### Stated problem
Repeat the entire listing exactly as written.

### Records to process
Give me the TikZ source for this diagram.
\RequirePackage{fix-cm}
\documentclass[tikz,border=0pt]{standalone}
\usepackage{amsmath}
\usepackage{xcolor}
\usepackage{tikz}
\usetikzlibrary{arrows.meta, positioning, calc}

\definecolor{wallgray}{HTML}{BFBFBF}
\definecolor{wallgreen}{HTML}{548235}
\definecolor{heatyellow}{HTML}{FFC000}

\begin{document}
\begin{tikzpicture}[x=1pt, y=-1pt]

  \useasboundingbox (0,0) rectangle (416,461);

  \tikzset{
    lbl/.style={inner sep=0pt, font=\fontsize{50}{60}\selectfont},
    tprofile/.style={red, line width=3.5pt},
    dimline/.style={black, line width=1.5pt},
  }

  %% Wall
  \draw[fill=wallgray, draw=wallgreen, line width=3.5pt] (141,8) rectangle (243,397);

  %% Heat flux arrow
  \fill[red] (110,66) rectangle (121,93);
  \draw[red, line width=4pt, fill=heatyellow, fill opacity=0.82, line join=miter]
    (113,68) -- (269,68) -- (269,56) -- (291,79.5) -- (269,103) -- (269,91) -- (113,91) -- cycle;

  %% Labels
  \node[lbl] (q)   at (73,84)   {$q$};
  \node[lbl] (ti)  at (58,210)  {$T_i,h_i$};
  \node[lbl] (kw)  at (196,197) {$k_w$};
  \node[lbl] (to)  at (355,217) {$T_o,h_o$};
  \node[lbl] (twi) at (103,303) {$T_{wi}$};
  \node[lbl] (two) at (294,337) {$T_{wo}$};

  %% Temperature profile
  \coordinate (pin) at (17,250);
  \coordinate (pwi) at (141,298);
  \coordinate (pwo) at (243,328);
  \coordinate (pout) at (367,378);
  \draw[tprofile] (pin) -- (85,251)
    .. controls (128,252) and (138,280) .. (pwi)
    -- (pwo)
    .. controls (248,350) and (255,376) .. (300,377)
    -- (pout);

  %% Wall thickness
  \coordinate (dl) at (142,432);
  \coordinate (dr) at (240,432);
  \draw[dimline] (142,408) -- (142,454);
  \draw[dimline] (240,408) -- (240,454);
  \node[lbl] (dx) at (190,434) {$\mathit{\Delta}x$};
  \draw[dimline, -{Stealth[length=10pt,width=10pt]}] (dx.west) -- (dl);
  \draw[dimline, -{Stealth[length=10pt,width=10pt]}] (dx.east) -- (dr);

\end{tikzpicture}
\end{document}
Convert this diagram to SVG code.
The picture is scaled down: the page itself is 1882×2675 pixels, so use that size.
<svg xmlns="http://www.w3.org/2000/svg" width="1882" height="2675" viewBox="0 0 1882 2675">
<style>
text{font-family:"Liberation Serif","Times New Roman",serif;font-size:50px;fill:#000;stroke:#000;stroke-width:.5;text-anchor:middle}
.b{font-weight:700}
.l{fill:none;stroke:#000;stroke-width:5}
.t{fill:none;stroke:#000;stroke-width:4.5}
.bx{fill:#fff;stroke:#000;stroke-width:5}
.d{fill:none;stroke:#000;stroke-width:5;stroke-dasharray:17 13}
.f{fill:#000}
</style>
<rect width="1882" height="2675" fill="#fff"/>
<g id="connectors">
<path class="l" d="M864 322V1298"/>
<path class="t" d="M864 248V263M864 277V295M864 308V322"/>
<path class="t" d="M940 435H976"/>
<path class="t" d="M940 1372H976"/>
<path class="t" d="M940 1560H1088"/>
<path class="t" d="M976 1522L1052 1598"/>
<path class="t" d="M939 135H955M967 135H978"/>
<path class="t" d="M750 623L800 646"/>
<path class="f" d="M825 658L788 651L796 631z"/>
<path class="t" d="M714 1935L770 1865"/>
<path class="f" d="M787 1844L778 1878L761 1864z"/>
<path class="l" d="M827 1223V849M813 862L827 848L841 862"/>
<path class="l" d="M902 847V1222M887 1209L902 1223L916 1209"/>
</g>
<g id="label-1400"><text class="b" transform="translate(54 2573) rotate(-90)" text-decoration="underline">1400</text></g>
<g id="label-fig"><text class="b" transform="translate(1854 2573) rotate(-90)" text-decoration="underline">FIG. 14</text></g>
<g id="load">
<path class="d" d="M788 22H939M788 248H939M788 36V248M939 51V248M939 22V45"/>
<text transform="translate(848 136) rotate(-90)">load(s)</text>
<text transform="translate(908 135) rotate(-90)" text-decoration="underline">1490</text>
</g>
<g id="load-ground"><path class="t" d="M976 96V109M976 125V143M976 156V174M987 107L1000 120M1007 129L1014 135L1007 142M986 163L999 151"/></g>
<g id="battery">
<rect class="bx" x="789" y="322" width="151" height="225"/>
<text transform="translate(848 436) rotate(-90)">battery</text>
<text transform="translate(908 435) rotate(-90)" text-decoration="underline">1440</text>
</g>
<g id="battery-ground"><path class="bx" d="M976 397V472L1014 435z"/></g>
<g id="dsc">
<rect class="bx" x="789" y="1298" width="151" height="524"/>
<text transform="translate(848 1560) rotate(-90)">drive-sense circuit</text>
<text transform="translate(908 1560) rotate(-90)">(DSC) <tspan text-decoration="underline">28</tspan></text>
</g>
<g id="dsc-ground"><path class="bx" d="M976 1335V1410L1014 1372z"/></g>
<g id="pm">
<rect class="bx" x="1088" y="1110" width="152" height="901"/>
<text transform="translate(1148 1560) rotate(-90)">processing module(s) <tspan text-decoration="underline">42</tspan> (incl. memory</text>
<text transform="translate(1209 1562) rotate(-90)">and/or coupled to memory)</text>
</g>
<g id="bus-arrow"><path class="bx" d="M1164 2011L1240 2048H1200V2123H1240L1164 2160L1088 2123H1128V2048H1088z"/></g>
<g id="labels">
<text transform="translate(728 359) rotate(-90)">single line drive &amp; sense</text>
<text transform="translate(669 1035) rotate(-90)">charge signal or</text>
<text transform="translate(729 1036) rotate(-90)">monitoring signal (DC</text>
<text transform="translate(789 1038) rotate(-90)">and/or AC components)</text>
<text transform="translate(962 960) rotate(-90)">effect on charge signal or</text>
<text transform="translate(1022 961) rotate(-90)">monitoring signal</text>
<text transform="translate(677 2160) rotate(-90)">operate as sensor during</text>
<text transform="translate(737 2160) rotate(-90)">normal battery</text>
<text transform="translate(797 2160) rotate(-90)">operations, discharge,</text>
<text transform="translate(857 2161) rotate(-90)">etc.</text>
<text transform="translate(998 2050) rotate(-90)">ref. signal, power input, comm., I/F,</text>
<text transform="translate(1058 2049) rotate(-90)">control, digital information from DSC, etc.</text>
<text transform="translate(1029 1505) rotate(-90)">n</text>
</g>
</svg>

### Answer to this problem
Give me the TikZ source for this diagram.
\RequirePackage{fix-cm}
\documentclass[tikz,border=0pt]{standalone}
\usepackage{amsmath}
\usepackage{xcolor}
\usepackage{tikz}
\usetikzlibrary{arrows.meta, positioning, calc}

\definecolor{wallgray}{HTML}{BFBFBF}
\definecolor{wallgreen}{HTML}{548235}
\definecolor{heatyellow}{HTML}{FFC000}

\begin{document}
\begin{tikzpicture}[x=1pt, y=-1pt]

  \useasboundingbox (0,0) rectangle (416,461);

  \tikzset{
    lbl/.style={inner sep=0pt, font=\fontsize{50}{60}\selectfont},
    tprofile/.style={red, line width=3.5pt},
    dimline/.style={black, line width=1.5pt},
  }

  %% Wall
  \draw[fill=wallgray, draw=wallgreen, line width=3.5pt] (141,8) rectangle (243,397);

  %% Heat flux arrow
  \fill[red] (110,66) rectangle (121,93);
  \draw[red, line width=4pt, fill=heatyellow, fill opacity=0.82, line join=miter]
    (113,68) -- (269,68) -- (269,56) -- (291,79.5) -- (269,103) -- (269,91) -- (113,91) -- cycle;

  %% Labels
  \node[lbl] (q)   at (73,84)   {$q$};
  \node[lbl] (ti)  at (58,210)  {$T_i,h_i$};
  \node[lbl] (kw)  at (196,197) {$k_w$};
  \node[lbl] (to)  at (355,217) {$T_o,h_o$};
  \node[lbl] (twi) at (103,303) {$T_{wi}$};
  \node[lbl] (two) at (294,337) {$T_{wo}$};

  %% Temperature profile
  \coordinate (pin) at (17,250);
  \coordinate (pwi) at (141,298);
  \coordinate (pwo) at (243,328);
  \coordinate (pout) at (367,378);
  \draw[tprofile] (pin) -- (85,251)
    .. controls (128,252) and (138,280) .. (pwi)
    -- (pwo)
    .. controls (248,350) and (255,376) .. (300,377)
    -- (pout);

  %% Wall thickness
  \coordinate (dl) at (142,432);
  \coordinate (dr) at (240,432);
  \draw[dimline] (142,408) -- (142,454);
  \draw[dimline] (240,408) -- (240,454);
  \node[lbl] (dx) at (190,434) {$\mathit{\Delta}x$};
  \draw[dimline, -{Stealth[length=10pt,width=10pt]}] (dx.west) -- (dl);
  \draw[dimline, -{Stealth[length=10pt,width=10pt]}] (dx.east) -- (dr);

\end{tikzpicture}
\end{document}
Convert this diagram to SVG code.
The picture is scaled down: the page itself is 1882×2675 pixels, so use that size.
<svg xmlns="http://www.w3.org/2000/svg" width="1882" height="2675" viewBox="0 0 1882 2675">
<style>
text{font-family:"Liberation Serif","Times New Roman",serif;font-size:50px;fill:#000;stroke:#000;stroke-width:.5;text-anchor:middle}
.b{font-weight:700}
.l{fill:none;stroke:#000;stroke-width:5}
.t{fill:none;stroke:#000;stroke-width:4.5}
.bx{fill:#fff;stroke:#000;stroke-width:5}
.d{fill:none;stroke:#000;stroke-width:5;stroke-dasharray:17 13}
.f{fill:#000}
</style>
<rect width="1882" height="2675" fill="#fff"/>
<g id="connectors">
<path class="l" d="M864 322V1298"/>
<path class="t" d="M864 248V263M864 277V295M864 308V322"/>
<path class="t" d="M940 435H976"/>
<path class="t" d="M940 1372H976"/>
<path class="t" d="M940 1560H1088"/>
<path class="t" d="M976 1522L1052 1598"/>
<path class="t" d="M939 135H955M967 135H978"/>
<path class="t" d="M750 623L800 646"/>
<path class="f" d="M825 658L788 651L796 631z"/>
<path class="t" d="M714 1935L770 1865"/>
<path class="f" d="M787 1844L778 1878L761 1864z"/>
<path class="l" d="M827 1223V849M813 862L827 848L841 862"/>
<path class="l" d="M902 847V1222M887 1209L902 1223L916 1209"/>
</g>
<g id="label-1400"><text class="b" transform="translate(54 2573) rotate(-90)" text-decoration="underline">1400</text></g>
<g id="label-fig"><text class="b" transform="translate(1854 2573) rotate(-90)" text-decoration="underline">FIG. 14</text></g>
<g id="load">
<path class="d" d="M788 22H939M788 248H939M788 36V248M939 51V248M939 22V45"/>
<text transform="translate(848 136) rotate(-90)">load(s)</text>
<text transform="translate(908 135) rotate(-90)" text-decoration="underline">1490</text>
</g>
<g id="load-ground"><path class="t" d="M976 96V109M976 125V143M976 156V174M987 107L1000 120M1007 129L1014 135L1007 142M986 163L999 151"/></g>
<g id="battery">
<rect class="bx" x="789" y="322" width="151" height="225"/>
<text transform="translate(848 436) rotate(-90)">battery</text>
<text transform="translate(908 435) rotate(-90)" text-decoration="underline">1440</text>
</g>
<g id="battery-ground"><path class="bx" d="M976 397V472L1014 435z"/></g>
<g id="dsc">
<rect class="bx" x="789" y="1298" width="151" height="524"/>
<text transform="translate(848 1560) rotate(-90)">drive-sense circuit</text>
<text transform="translate(908 1560) rotate(-90)">(DSC) <tspan text-decoration="underline">28</tspan></text>
</g>
<g id="dsc-ground"><path class="bx" d="M976 1335V1410L1014 1372z"/></g>
<g id="pm">
<rect class="bx" x="1088" y="1110" width="152" height="901"/>
<text transform="translate(1148 1560) rotate(-90)">processing module(s) <tspan text-decoration="underline">42</tspan> (incl. memory</text>
<text transform="translate(1209 1562) rotate(-90)">and/or coupled to memory)</text>
</g>
<g id="bus-arrow"><path class="bx" d="M1164 2011L1240 2048H1200V2123H1240L1164 2160L1088 2123H1128V2048H1088z"/></g>
<g id="labels">
<text transform="translate(728 359) rotate(-90)">single line drive &amp; sense</text>
<text transform="translate(669 1035) rotate(-90)">charge signal or</text>
<text transform="translate(729 1036) rotate(-90)">monitoring signal (DC</text>
<text transform="translate(789 1038) rotate(-90)">and/or AC components)</text>
<text transform="translate(962 960) rotate(-90)">effect on charge signal or</text>
<text transform="translate(1022 961) rotate(-90)">monitoring signal</text>
<text transform="translate(677 2160) rotate(-90)">operate as sensor during</text>
<text transform="translate(737 2160) rotate(-90)">normal battery</text>
<text transform="translate(797 2160) rotate(-90)">operations, discharge,</text>
<text transform="translate(857 2161) rotate(-90)">etc.</text>
<text transform="translate(998 2050) rotate(-90)">ref. signal, power input, comm., I/F,</text>
<text transform="translate(1058 2049) rotate(-90)">control, digital information from DSC, etc.</text>
<text transform="translate(1029 1505) rotate(-90)">n</text>
</g>
</svg>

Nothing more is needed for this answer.